The statue, funded by the Dr. Mary McLeod-Bethune Statuary Fund, will remain in Daytona Beach on exhibition until it makes its next journey to the National Statuary Hall of the U.S. Capitol, where her spot was once held by Confederate General Edmund Kirby Smith. Dr. Bethune’s statue will stand next to that of John Gorrie, the man considered to be the grandfather of air conditioning.

“She captured my heart and she inspired me,” said Nilda Comas, the master sculptor behind the project.

Comas said the project came to fruition over the span of four years. In that time, Comas took the time to learn more about Dr. Bethune’s legacy, which included a trip to the Library of Congress where she was able to read Dr. Bethune’s writing, and hear her voice in one of her speeches.
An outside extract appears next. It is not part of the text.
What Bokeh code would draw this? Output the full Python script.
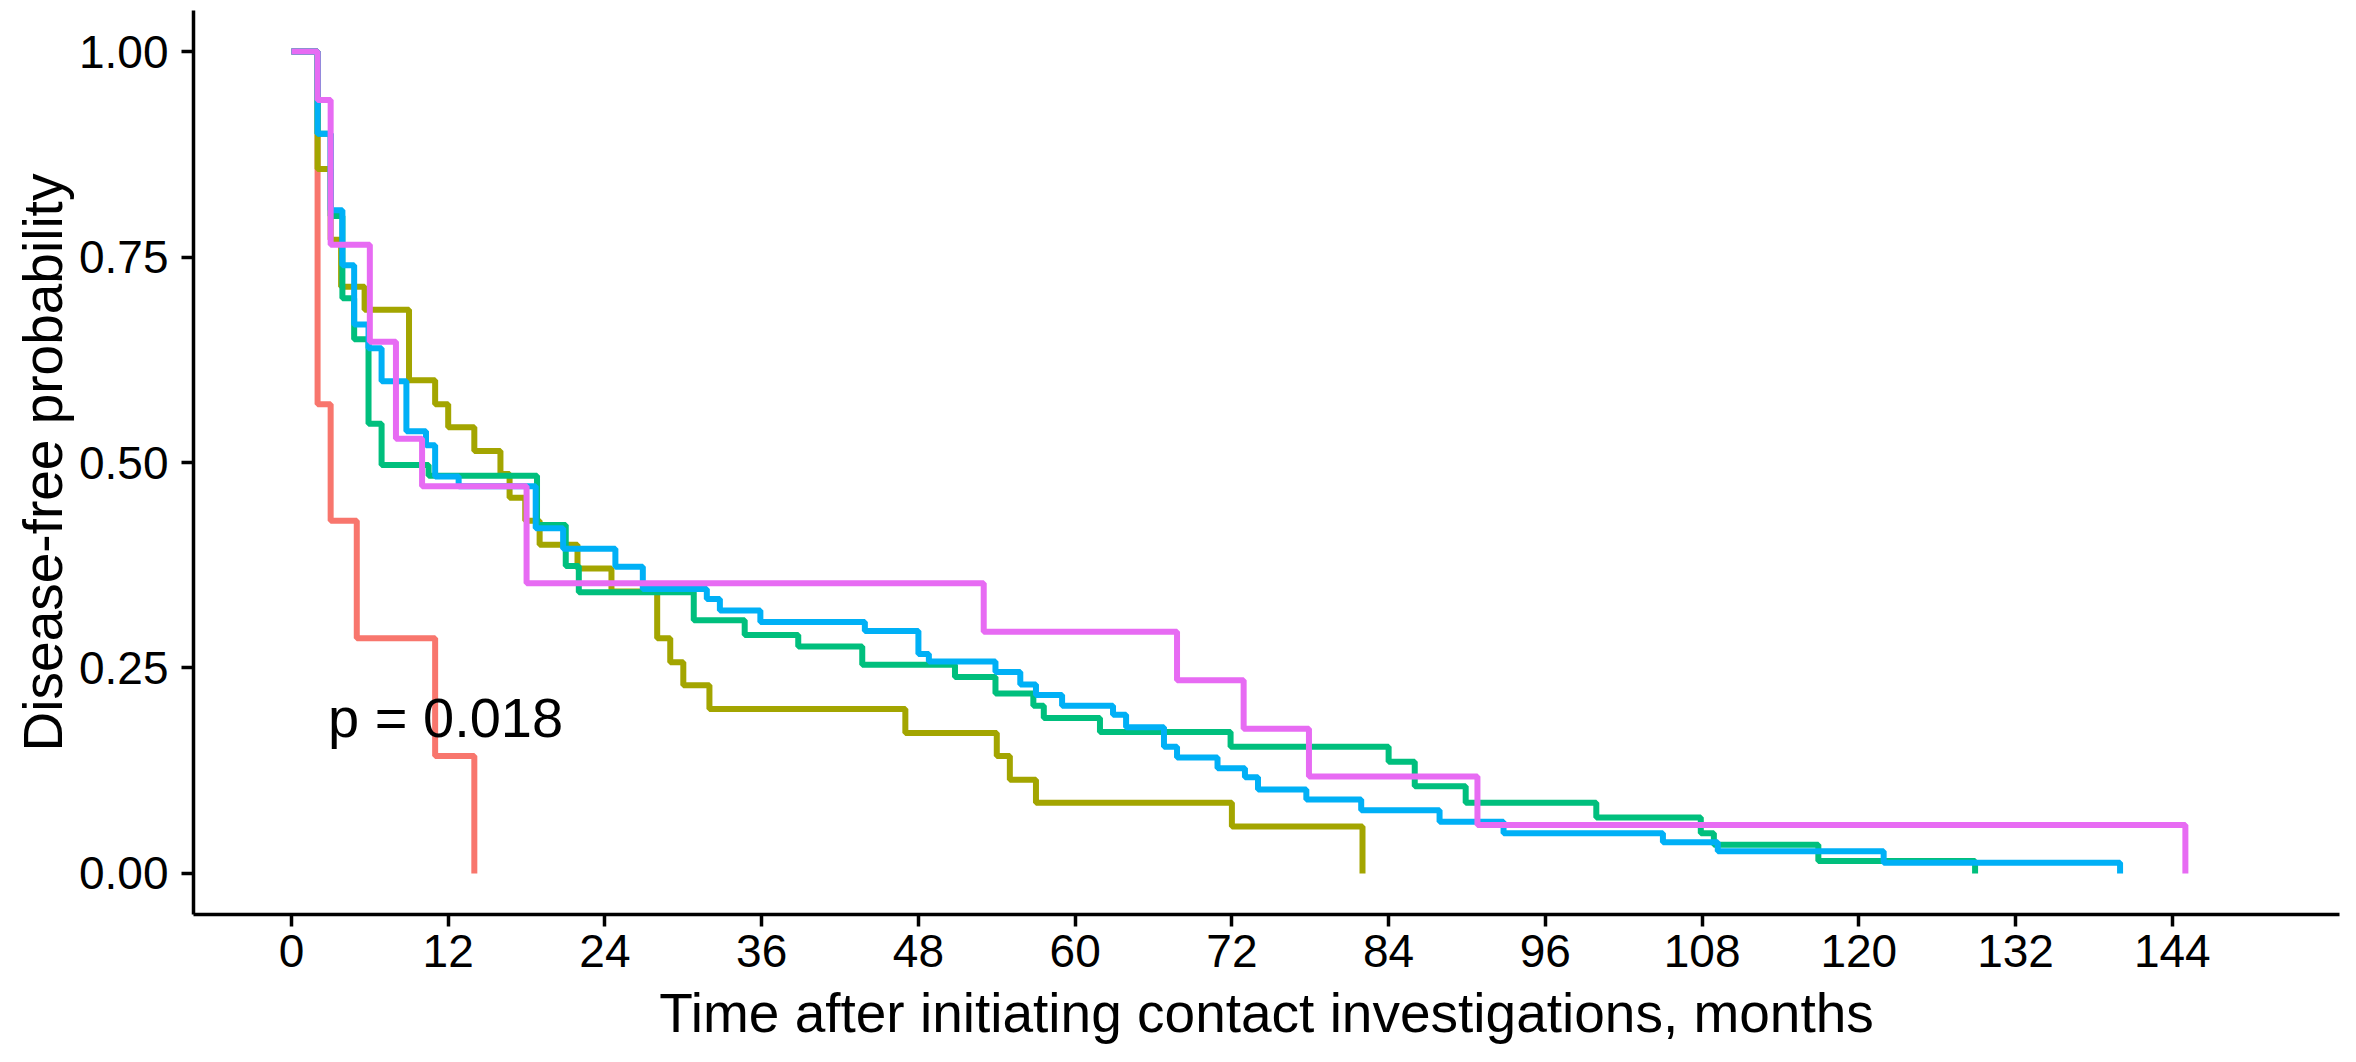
from bokeh.plotting import figure
from bokeh.models import Range1d, FixedTicker, PrintfTickFormatter
from bokeh.core.properties import value
from bokeh.embed import file_html
from bokeh.resources import INLINE

# ---- data (Kaplan-Meier step points: time of drop, survival after drop) ----
red_t = [0, 2, 3, 5, 11, 14]
red_s = [1.0, 0.571, 0.429, 0.286, 0.143, 0.0]

olive_t = [0, 2, 3, 3.8, 5.6, 9, 11, 12, 14, 16, 16.7, 17.9, 19.0, 21.9, 24.5,
           28, 29, 30, 32, 47, 54, 55, 57, 72, 82]
olive_s = [1.0, 0.857, 0.771, 0.714, 0.686, 0.600, 0.571, 0.543, 0.514, 0.486, 0.457,
           0.429, 0.400, 0.371, 0.343, 0.286, 0.257, 0.229, 0.200, 0.171, 0.143,
           0.114, 0.086, 0.057, 0.0]

green_t = [0, 2, 3, 3.9, 4.8, 5.9, 6.9, 10.5, 18.8, 21, 22, 30.8, 34.7, 38.8, 43.7,
           50.8, 53.9, 56.8, 57.6, 61.9, 71.9, 84, 86, 89.9, 99.9, 107.9, 108.9,
           116.9, 128.9]
green_s = [1.0, 0.90, 0.80, 0.70, 0.65, 0.547, 0.497, 0.484, 0.424, 0.374, 0.342,
           0.308, 0.290, 0.276, 0.254, 0.239, 0.219, 0.204, 0.189, 0.172, 0.154,
           0.136, 0.106, 0.086, 0.068, 0.049, 0.035, 0.015, 0.0]

blue_t = [0, 2, 3, 3.9, 4.8, 5.9, 6.9, 8.8, 10.3, 11, 12.8, 18.7, 20.8, 24.8, 26.9,
          31.8, 32.8, 35.9, 43.9, 48, 48.8, 53.9, 55.8, 57, 59, 62.9, 63.9, 66.8,
          67.8, 70.9, 73, 74, 77.7, 81.9, 87.9, 92.8, 105, 109.2, 121.9, 140]
blue_s = [1.0, 0.90, 0.807, 0.740, 0.668, 0.639, 0.599, 0.538, 0.521, 0.483, 0.471,
          0.420, 0.395, 0.373, 0.346, 0.334, 0.320, 0.306, 0.295, 0.267, 0.258,
          0.245, 0.230, 0.217, 0.204, 0.193, 0.178, 0.154, 0.141, 0.128, 0.117,
          0.102, 0.090, 0.077, 0.063, 0.049, 0.038, 0.027, 0.013, 0.0]

magenta_t = [0, 2, 3, 6, 8, 10, 18, 53, 67.8, 72.9, 77.9, 90.8, 145]
magenta_s = [1.0, 0.941, 0.765, 0.647, 0.529, 0.471, 0.353, 0.294, 0.235, 0.176,
             0.118, 0.059, 0.0]

x_ticks = list(range(0, 145, 12))
y_ticks = [0.0, 0.25, 0.50, 0.75, 1.00]
p_label = "p = 0.018"

series = [
    (red_t, red_s, "#F8766D"),
    (olive_t, olive_s, "#A3A500"),
    (green_t, green_s, "#00BF7D"),
    (blue_t, blue_s, "#00B0F6"),
    (magenta_t, magenta_s, "#E76BF3"),
]

FONT = "Liberation Sans"

p = figure(width=2340, height=1046, output_backend="svg", toolbar_location=None,
           x_range=Range1d(-7.5, 156.8), y_range=Range1d(-0.05, 1.05),
           min_border_left=193, min_border_right=1, min_border_top=10,
           min_border_bottom=129)
p.outline_line_color = None
p.grid.grid_line_color = None
p.background_fill_color = "white"
p.border_fill_color = "white"

for t, s, c in series:
    p.step(t, s, mode="after", line_color=c, line_width=6)

p.text(x=[2.8], y=[0.19], text=[p_label], text_font=value(FONT),
       text_font_size="56px", text_color="black", text_align="left",
       text_baseline="alphabetic")

for ax in (p.xaxis, p.yaxis):
    ax.axis_line_width = 3.5
    ax.axis_line_color = "black"
    ax.major_tick_line_width = 3.5
    ax.major_tick_line_color = "black"
    ax.major_tick_in = 0
    ax.major_tick_out = 12
    ax.minor_tick_line_color = None
    ax.major_label_text_font = FONT
    ax.major_label_text_font_size = "46px"
    ax.major_label_text_color = "black"
    ax.axis_label_text_font = FONT
    ax.axis_label_text_font_size = "55px"
    ax.axis_label_text_font_style = "normal"
    ax.axis_label_text_color = "black"

p.xaxis.ticker = FixedTicker(ticks=x_ticks)
p.yaxis.ticker = FixedTicker(ticks=y_ticks)
p.yaxis.formatter = PrintfTickFormatter(format="%.2f")
p.xaxis.axis_label = "Time after initiating contact investigations, months"
p.yaxis.axis_label = "Disease-free probability"
p.xaxis.major_label_standoff = 8
p.yaxis.major_label_standoff = 13
p.xaxis.axis_label_standoff = 12
p.yaxis.axis_label_standoff = 2

open("out.html", "w").write(file_html(p, INLINE))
“I just fell in love with Dr. Bethune and everything she did,” said Comas.

Comas added that out of the 10 finalists chosen for the project, she was the only woman and the only person experienced in sculpting in marble. The other finalists only specialized in casting bronze.

The marble statue of Dr. Bethune can be found at the News-Journal Center, where it will remain on display until December 12.

Dr. Bethune’s statue will be the first statue of an African American to represent a state in the US Capitol. It is also the first statue created by a hispanic woman to be featured in the US Capitol.